A year ago, I had an experience that affected me very profoundly. I know that some of you will probably find this to be shallow or unimportant, but to me, it was a very big deal. I was injured when I genuflected at Mass. I tore the quadriceps muscles in my right leg.
This was absolutely devastating to me. It was just a few short weeks before I was supposed to lead two dance teams in a performance during my senior year of college. I’ve been dancing since I was 3 years old and had been trying to mentally prepare myself for the spring when I would have my final performance. This injury made me absolutely terrified that I wasn’t going to be able to participate in my last two performances. And I had already spent the entire semester planning, choreographing, teaching, coaching, practicing…. doing literally everything that a performance requires.
I had to go through physical therapy. I didn’t get to perform in the fall but I was able to walk out in front of the crown without crutches or my leg brace, which was a huge moment for me. I taught the last few 8-counts without being able to use one of my legs. I corrected and coached from the sidelines. I wasn’t able to walk completely unassisted until the week of Christmas.
I was so proud of my dancers! They did so much to help me and worked so much harder than they should have had to! We had to change almost everything in both routines and they did everything I asked without complaint or hesitation, even when I was being grumpy because I was in pain or upset.
They gave me the support I needed at the time. I was in a lot of pain, I was upset about all of the things that I couldn’t do, and I was struggling through classes like Biochemistry while on STRONG pain medications! To say life was hard was an understatement.
But it was like I hit a low. There were so many things that I wanted to do and every single one of them required a lot of effort on my part. So I stepped up. I latched onto every improvement and used it as motivation to get to the next one. It started with finishing choreography, passing my classes, walking on my own, and then finally, dancing again.
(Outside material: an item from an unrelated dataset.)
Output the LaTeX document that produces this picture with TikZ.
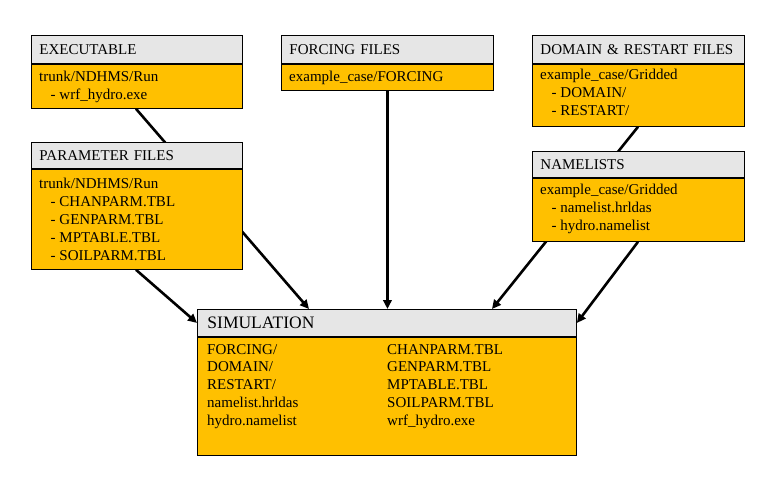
\documentclass[tikz,border=0pt]{standalone}
\usepackage{fontspec}
\setmainfont{Liberation Serif}
\usetikzlibrary{arrows.meta,backgrounds}
\definecolor{hdrgrey}{HTML}{E6E6E6}
\definecolor{bodyorange}{HTML}{FFC000}
\tikzset{
  hdr/.style={draw=black, line width=0.9pt, fill=hdrgrey, anchor=north west,
    inner xsep=8pt, inner ysep=0pt, align=left, minimum height=28pt,
    font=\fontsize{15}{18}\selectfont, text height=10pt, text depth=0pt},
  bodybox/.style={draw=black, line width=0.9pt, fill=bodyorange, anchor=north west,
    inner sep=0pt},
  btext/.style={anchor=north west, inner sep=0pt, align=left,
    font=\fontsize{15}{18}\selectfont, execute at begin node={\rule{0pt}{12pt}}},
  stext/.style={anchor=north west, inner sep=0pt, align=left,
    font=\fontsize{15}{17.75}\selectfont, execute at begin node={\rule{0pt}{12pt}}},
  conn/.style={line width=2.6pt, -{Triangle[length=9pt,width=8.5pt]}}
}
\newcommand\ind{\hspace*{11.5pt}- }
\begin{document}
\begin{tikzpicture}[x=1pt,y=-1pt]
\useasboundingbox (0,0) rectangle (772,485);
% EXECUTABLE
\node[hdr, minimum width=211pt, text width=195pt] (exeH) at (31,35) {EXECUTABLE};
\node[bodybox, minimum width=211pt, minimum height=44pt] (exe) at (exeH.south west) {};
\node[btext] (exeT) at ([xshift=8pt,yshift=-6.5pt]exe.north west) {trunk/NDHMS/Run\\\ind wrf\_hydro.exe};
% PARAMETER FILES
\node[hdr, minimum width=211pt, text width=195pt, minimum height=26pt] (parH) at (31,142) {PARAMETER FILES};
\node[bodybox, minimum width=211pt, minimum height=100pt] (par) at (parH.south west) {};
\node[btext] (parT) at ([xshift=8pt,yshift=-8.5pt]par.north west) {trunk/NDHMS/Run\\\ind CHANPARM.TBL\\\ind GENPARM.TBL\\\ind MPTABLE.TBL\\\ind SOILPARM.TBL};
% FORCING FILES
\node[hdr, minimum width=212pt, text width=196pt] (forH) at (281,35) {FORCING FILES};
\node[bodybox, minimum width=212pt, minimum height=26pt] (for) at (forH.south west) {};
\node[btext] (forT) at ([xshift=8pt,yshift=-5pt]for.north west) {example\_case/FORCING};
% DOMAIN & RESTART FILES
\node[hdr, minimum width=212pt, text width=196pt] (domH) at (532,35) {DOMAIN \& RESTART FILES};
\node[bodybox, minimum width=212pt, minimum height=62pt] (dom) at (domH.south west) {};
\node[btext] (domT) at ([xshift=8pt,yshift=-5pt]dom.north west) {example\_case/Gridded\\\ind DOMAIN/\\\ind RESTART/};
% NAMELISTS
\node[hdr, minimum width=212pt, text width=196pt, minimum height=26pt] (namH) at (532,151) {NAMELISTS};
\node[bodybox, minimum width=212pt, minimum height=63pt] (nam) at (namH.south west) {};
\node[btext] (namT) at ([xshift=8pt,yshift=-6pt]nam.north west) {example\_case/Gridded\\\ind namelist.hrldas\\\ind hydro.namelist};
% SIMULATION
\node[hdr, minimum width=379pt, minimum height=27pt,
  inner xsep=10pt, text width=359pt, font=\fontsize{17.5}{20}\selectfont, text height=11.5pt] (simH) at (197,309) {SIMULATION};
\node[bodybox, minimum width=379pt, minimum height=118pt] (sim) at (simH.south west) {};
\node[stext] (simL) at ([xshift=10pt,yshift=-7pt]sim.north west) {FORCING/\\DOMAIN/\\RESTART/\\namelist.hrldas\\hydro.namelist};
\node[stext] (simR) at ([xshift=190pt,yshift=-7pt]sim.north west) {CHANPARM.TBL\\GENPARM.TBL\\MPTABLE.TBL\\SOILPARM.TBL\\wrf\_hydro.exe};
% connectors
\begin{pgfonlayer}{background}
\fill[white] (0,0) rectangle (772,485);
\draw[conn] ([xshift=105pt]exe.south west) -- ([xshift=112pt]simH.north west);
\draw[conn] ([xshift=105pt]par.south west) -- (simH.west);
\draw[conn] (for.south) -- (for.south |- simH.north);
\draw[conn] ([xshift=106pt]dom.south west) -- ([xshift=295pt]simH.north west);
\draw[conn] ([xshift=106pt]nam.south west) -- (simH.east);
\end{pgfonlayer}
\end{tikzpicture}
\end{document}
I could have quit there, happy that I was going to have my last dance performance. But these little improvements had become like an addiction to me. So soon I wasn’t just dancing again, I was learning moves that had previously terrified me. I was doing more than ever before. And then I graduated from college with honors!
My dancing days were done. I had come to peace with it. But I still needed improvements. So I started working out. I started recording everything I ate. I actually joined a gym. I took the point where I could do almost nothing at all and turned it into a foundation. I learned how to push myself to succeed and now I will never do anything less.
This might sound odd, but I hope you all find a low in your lives. To quote the fantastic J.K. Rowling, I hope you all have “a rock bottom on which [you can] rebuild your life.”